|Princess Ka’iulani, the Heir Apparent to the Hawaiian Throne|
Many people in Hawai’i are aware of the Puerto Rican connection in Hawai’i due to the immigration that occurred in the 20th century. But there is also another untold story.
At the turn of the century, Cubans mounted a sustained national revolution against Spain beginning in 1895. The Cuban as well as the Philippine national revolution the following year in 1896 received wide support from many Hawaiian Nationalists. Robert Wilcox for example spoke out in support of Cuban and Filipino nationalists several times in this period and urged Hawaiians to follow their example by throwing out the oligarchs. Wilcox was a great admirer of José Martí and Emilio Aguinaldo. Emma Nawahi, the widow of Joseph Nawahi, also endorsed the revolutions in Cuba and in the Philippines in the Ke Aloha ‘Aina newspaper and mele (songs) were written commemorating the bravery of the revolutionaries.

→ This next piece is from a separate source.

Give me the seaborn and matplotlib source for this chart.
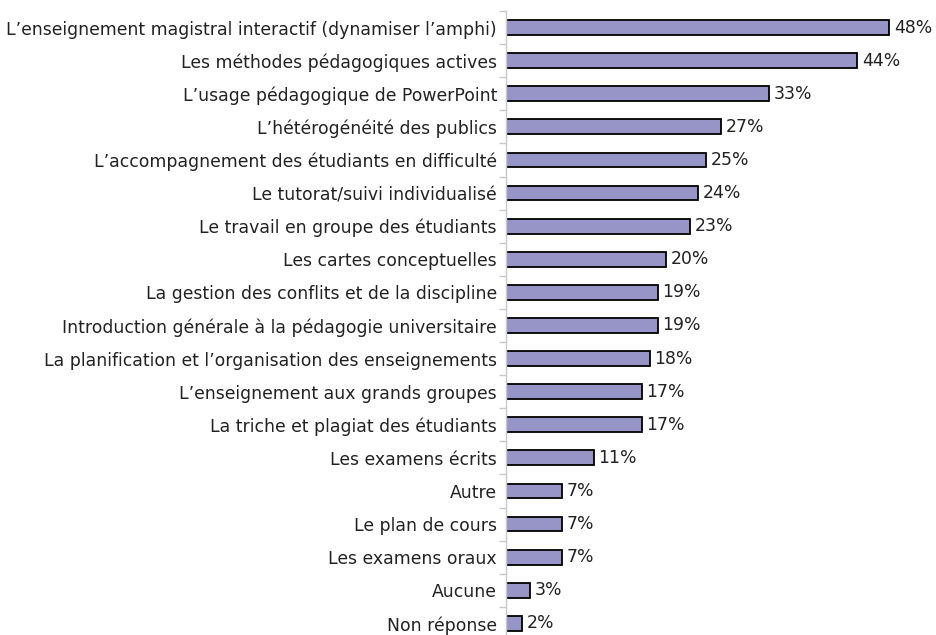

In the summer of 1897 there was also a series of incidents that brought the struggle of Cuba directly with the Hawaiian struggle for regain independence from the ruling junta (the self proclaimed Republic of Hawai’i). In 1897, Princess Ka’iulani was again in the United States on her way back to Hawai’i. What was supposed to have been a short trip to New York ended up lasting several weeks as Princess Ka’iulani decided to wait to meet Prince David Kawananakoa, who was representing the Hawaiian government in exile, and the members of the Hui Kala’aina and the Hui Aloha ‘Aina (the Hawaiian Political Association and the Hawaiian Patriotic League in English) who were carrying the petitions against annexation. Princess Ka’iulani had been accused of being disloyal to her aunt and to the government-in-exile due to the actions of her father and her guardian, Theo Davies. She wanted to dispel such rumors before she landed in Hawai’i and to prove her loyalty, rumors are said that the Princess was also ready to offer her aunt her renunciation of her line in succession to the throne. She never did of course since in the end her aunt, the Queen understood that pro-annexation elements were trying to discredit the Royal Family by trying to make them fight among each other. It has always been a colonial tactic to have indigenous people fight each other while the colonizer or colonial settlers move in to “restore” law and order. Divide et impera.
While the Princess was in New York, a major newspaper, the New York Journal, helped a 19 year old political prisoner escape from Cuba and brought her to the United States to help put a human face to the Cuban revolution for Americans–and to sell more papers. The political prisoner, Evangelina Cosio y Cisneros, was from a landed Cuban criollos family. Her father was actively supporting the Cuban revolutionary cause and as such the Spanish authorities arrested every member of her family including her mother, sisters, and brothers. According Amy Ephron, the author of The White Rose, which is a historical fiction based on the life of Evangelina Cisneros, Princess Ka’iulani and Evangelina Cisneros were constantly being mistaken for each other in public events and Princess Ka’iulani would sometimes jokingly play along with the confused reporters. It had gotten to the point that Princess Ka’iulani decided to meet her and so they met at Princess Ka’iulani’s hotel. A normal audience with Princess Ka’iulani would last about fifteen minutes. Cisneros and the Princess discussed issues for more than three hours. A week later, the Princess and Cisneros would meet again in a Cuban independence club for women. The Princess would later be reported as saying in the New York Journal that Cisnero was a “real princess” due to the nobility of her character. The Princess while in New York would grace Cuban independence groups two more times and make a donation. The friendship between the two women would continue for the next two years and it was not co-incidental that the Princess would start a chapter of the Red Cross in Hawai’i to help with the Spanish-American War.
The Princess, like Robert Wilcox and Emma Nawahi, spoke in favor of not just independence for their own people but for all people including those who were fighting in the Philippines, Cuba, and Puerto Rico. Their passion for freedom and injustice brings in mind a quote from Dr. Martin Luther King Jr.: “Injustice anywhere is a threat to justice everywhere.”